DEFAULTS = r"\b(filed for bankruptcy|chapter 11|filed for creditor protection|continue as a going concern)"
def contains_default_expressions(text):
    return NEGATIVE if re.search(DEFAULTS, text) else ABSTAIN

BAD_MOMENTUM = r"\b(risk premium has tripled)"
def contains_bad_momentum_expressions(text):
    return NEGATIVE if re.search(BAD_MOMENTUM, text) else ABSTAIN

CATASTROPHE = r"\b(devastating impact|struck by hurricane)"
def contains_catastrophe_expressions(text):
    return NEGATIVE if re.search(CATASTROPHE, text) else ABSTAIN


LFs = [
    vader_sentiment,
    contains_performing_expressions,
    contains_upgrade_expressions,
    contains_good_mood_expressions,
    contains_good_liquidity_expressions,
    contains_underperforming_expressions,
    contains_downgrade_expressions,
    contains_bad_mood_expressions,
    contains_fraud_expressions,
    contains_default_expressions,
    contains_bad_momentum_expressions,
    contains_catastrophe_expressions,
]

LF_names = [
    'vader',
    'performing',
    'upgrade',
    'good_mood',
    'good_liquidity',
    'underperforming',
    'downgrade',
    'bad_mood',
    'fraud',
    'default',
    'bad_momentum',
    'catastrophe',
]

def make_Ls_matrix(data, LFs):
    noisy_labels = np.empty((len(data), len(LFs)))
    for i, row in enumerate(data):
        for j, lf in enumerate(LFs):
            noisy_labels[i][j] = lf(row)
    return noisy_labels

with open('labels_for_training_labelling', 'rb') as file:
    labels = pickle.load(file)

LF_matrix = make_Ls_matrix(blogs[:len(labels)], LFs)
Y_LF_set = np.array([labels[i] for i in range(len(labels))])

Ls_train = make_Ls_matrix(blogs, LFs)

label_model = LabelModel(k=2, seed=42)
label_model.train_model(Ls_train,
                        Y_dev=Y_LF_set,
                        n_epochs=1000,
                        lr=0.01,
                        log_train_every=2000)

Computing O...
Estimating \mu...
Finished Training

Ls_train = make_Ls_matrix(blogs, LFs)

Y_train_ps = label_model.predict_proba(Ls_train)
Y_train_ps

array([[0.79361875, 0.20638125],
       [0.32987538, 0.67012462],
       [0.14150953, 0.85849047],
       ...,
       [0.2567571 , 0.7432429 ],
       [0.59824714, 0.40175286],
       [0.7680894 , 0.2319106 ]])

class_names = ['POSITIVE', 'NEGATIVE']

predict_fn = (
    lambda x: label_model.predict_proba(
        make_Ls_matrix(x, LFs)))

from lime.lime_text import LimeTextExplainer

explainer = LimeTextExplainer(class_names=class_names)

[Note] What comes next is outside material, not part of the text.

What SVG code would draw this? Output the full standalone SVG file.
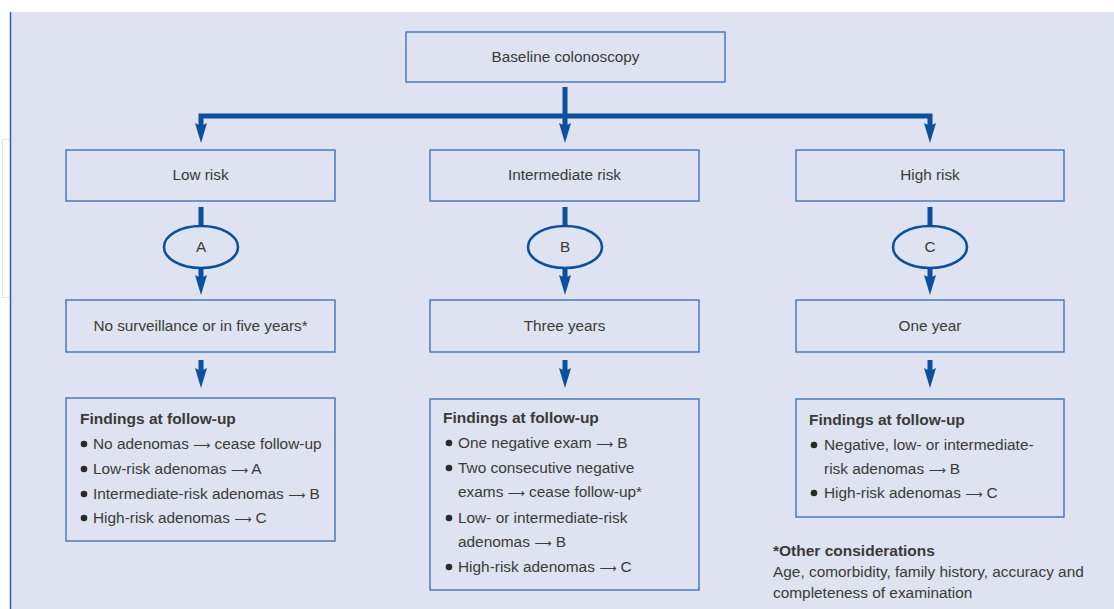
<svg xmlns="http://www.w3.org/2000/svg" xmlns:xlink="http://www.w3.org/1999/xlink" width="1114" height="609" viewBox="0 0 1114 609">
<style>
.box{fill:none;stroke:#3f74b8;stroke-width:1.4}
.ell{fill:none;stroke:#0c4f9c;stroke-width:2.6}
.lbl{font-family:"Liberation Sans",Arial,sans-serif;font-size:15.3px;fill:#3a3a3a;text-anchor:middle}
.txt{font-family:"Liberation Sans",Arial,sans-serif;font-size:15.4px;fill:#3a3a3a}
.hdr{font-family:"Liberation Sans",Arial,sans-serif;font-size:15.5px;font-weight:bold;fill:#3a3a3a}
.arr{font-family:"DejaVu Sans",sans-serif;font-size:12px}
.sh{fill:none;stroke:#0c4f9c;stroke-width:5}
.ah{fill:#0c4f9c}
.dot{fill:#2a2a2a}
</style>
<defs>
<path id="head" d="M-6,-20 Q0,-16 6,-20 L0,0 Z"/>
</defs>
<rect x="0" y="0" width="1114" height="609" fill="#ffffff"/>
<rect x="2.5" y="139.5" width="8" height="158" fill="#ffffff" stroke="#e4e4e4" stroke-width="1"/>
<rect x="10" y="12" width="1104" height="597" fill="#dfe2f0"/>
<line x1="10.5" y1="12" x2="10.5" y2="609" stroke="#2f63ad" stroke-width="1.5"/>

<g id="connectors">
<polyline class="sh" points="565,87 565,125"/>
<polyline class="sh" points="201,126 201,116 930,116 930,126"/>
<use href="#head" class="ah" transform="translate(201,143)"/>
<use href="#head" class="ah" transform="translate(565,143)"/>
<use href="#head" class="ah" transform="translate(930,143)"/>

<line class="sh" x1="201" y1="207" x2="201" y2="226"/>
<line class="sh" x1="565" y1="207" x2="565" y2="226"/>
<line class="sh" x1="930" y1="207" x2="930" y2="226"/>

<line class="sh" x1="201" y1="268" x2="201" y2="280"/>
<line class="sh" x1="565" y1="268" x2="565" y2="280"/>
<line class="sh" x1="930" y1="268" x2="930" y2="280"/>
<use href="#head" class="ah" transform="translate(201,295)"/>
<use href="#head" class="ah" transform="translate(565,295)"/>
<use href="#head" class="ah" transform="translate(930,295)"/>

<line class="sh" x1="201" y1="360" x2="201" y2="373"/>
<line class="sh" x1="565" y1="360" x2="565" y2="373"/>
<line class="sh" x1="930" y1="360" x2="930" y2="373"/>
<use href="#head" class="ah" transform="translate(201,388)"/>
<use href="#head" class="ah" transform="translate(565,388)"/>
<use href="#head" class="ah" transform="translate(930,388)"/>
</g>

<g id="baseline">
<rect class="box" x="406" y="32" width="319" height="50"/>
<text class="lbl" x="565.5" y="62">Baseline colonoscopy</text>
</g>

<g id="low-risk">
<rect class="box" x="66" y="150" width="269" height="51"/>
<text class="lbl" x="200.5" y="180">Low risk</text>
</g>
<g id="intermediate-risk">
<rect class="box" x="430" y="150" width="269" height="51"/>
<text class="lbl" x="564.5" y="180">Intermediate risk</text>
</g>
<g id="high-risk">
<rect class="box" x="796" y="150" width="268" height="51"/>
<text class="lbl" x="930" y="180">High risk</text>
</g>

<g id="node-a">
<ellipse class="ell" cx="201" cy="247" rx="37" ry="21"/>
<text class="lbl" x="201" y="252">A</text>
</g>
<g id="node-b">
<ellipse class="ell" cx="565" cy="247" rx="37" ry="21"/>
<text class="lbl" x="565" y="252">B</text>
</g>
<g id="node-c">
<ellipse class="ell" cx="930" cy="247" rx="37" ry="21"/>
<text class="lbl" x="930" y="252">C</text>
</g>

<g id="interval-low">
<rect class="box" x="66" y="300" width="269" height="52"/>
<text class="lbl" x="200.5" y="331">No surveillance or in five years*</text>
</g>
<g id="interval-intermediate">
<rect class="box" x="430" y="300" width="269" height="52"/>
<text class="lbl" x="564.5" y="331">Three years</text>
</g>
<g id="interval-high">
<rect class="box" x="796" y="300" width="268" height="52"/>
<text class="lbl" x="930" y="331">One year</text>
</g>

<g id="findings-low">
<rect class="box" x="66" y="398" width="269" height="143"/>
<text class="hdr" x="80" y="424">Findings at follow-up</text>
<circle class="dot" cx="84" cy="444" r="3.3"/>
<text class="txt" x="93" y="449">No adenomas <tspan class="arr">⟶</tspan> cease follow-up</text>
<circle class="dot" cx="84" cy="469" r="3.3"/>
<text class="txt" x="93" y="474">Low-risk adenomas <tspan class="arr">⟶</tspan> A</text>
<circle class="dot" cx="84" cy="494" r="3.3"/>
<text class="txt" x="93" y="499">Intermediate-risk adenomas <tspan class="arr">⟶</tspan> B</text>
<circle class="dot" cx="84" cy="518" r="3.3"/>
<text class="txt" x="93" y="523">High-risk adenomas <tspan class="arr">⟶</tspan> C</text>
</g>

<g id="findings-intermediate">
<rect class="box" x="430" y="399" width="269" height="191"/>
<text class="hdr" x="443" y="423">Findings at follow-up</text>
<circle class="dot" cx="449" cy="443" r="3.3"/>
<text class="txt" x="458" y="448">One negative exam <tspan class="arr">⟶</tspan> B</text>
<circle class="dot" cx="449" cy="468" r="3.3"/>
<text class="txt" x="458" y="473">Two consecutive negative</text>
<text class="txt" x="458" y="497">exams <tspan class="arr">⟶</tspan> cease follow-up*</text>
<circle class="dot" cx="449" cy="518" r="3.3"/>
<text class="txt" x="458" y="523">Low- or intermediate-risk</text>
<text class="txt" x="458" y="547">adenomas <tspan class="arr">⟶</tspan> B</text>
<circle class="dot" cx="449" cy="567" r="3.3"/>
<text class="txt" x="458" y="572">High-risk adenomas <tspan class="arr">⟶</tspan> C</text>
</g>

<g id="findings-high">
<rect class="box" x="796" y="399" width="268" height="118"/>
<text class="hdr" x="809" y="425">Findings at follow-up</text>
<circle class="dot" cx="814" cy="445" r="3.3"/>
<text class="txt" x="824" y="450">Negative, low- or intermediate-</text>
<text class="txt" x="824" y="474">risk adenomas <tspan class="arr">⟶</tspan> B</text>
<circle class="dot" cx="814" cy="493" r="3.3"/>
<text class="txt" x="824" y="498">High-risk adenomas <tspan class="arr">⟶</tspan> C</text>
</g>

<g id="other-considerations">
<text class="hdr" x="773" y="556">*Other considerations</text>
<text class="txt" x="773" y="577">Age, comorbidity, family history, accuracy and</text>
<text class="txt" x="773" y="598">completeness of examination</text>
</g>
</svg>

indices = [0, 500, 700, 1100, 600, 65, 627, 114, 858,
           50, 52, 757, 190, 769, 47]
for idx in indices:
    exp = explainer.explain_instance(
        blogs[idx],
        predict_fn,
        num_features=10)

    exp.show_in_notebook(text=True)

Conclusion: By inspecting the Snorkel Labeler with LIME, we are not able to find blatant clues of overfitting to irrelevant tokens. Not unexpected as the Snorkel Labeler sees only the text through the heuristics defined in the labeling functions (here, the financial jargon and common vocabulary encoded in VADER). It would be interesting to see how it goes when LIME is applied to a fine-tuned pre-trained end-to-end model such as BERT or XLNET.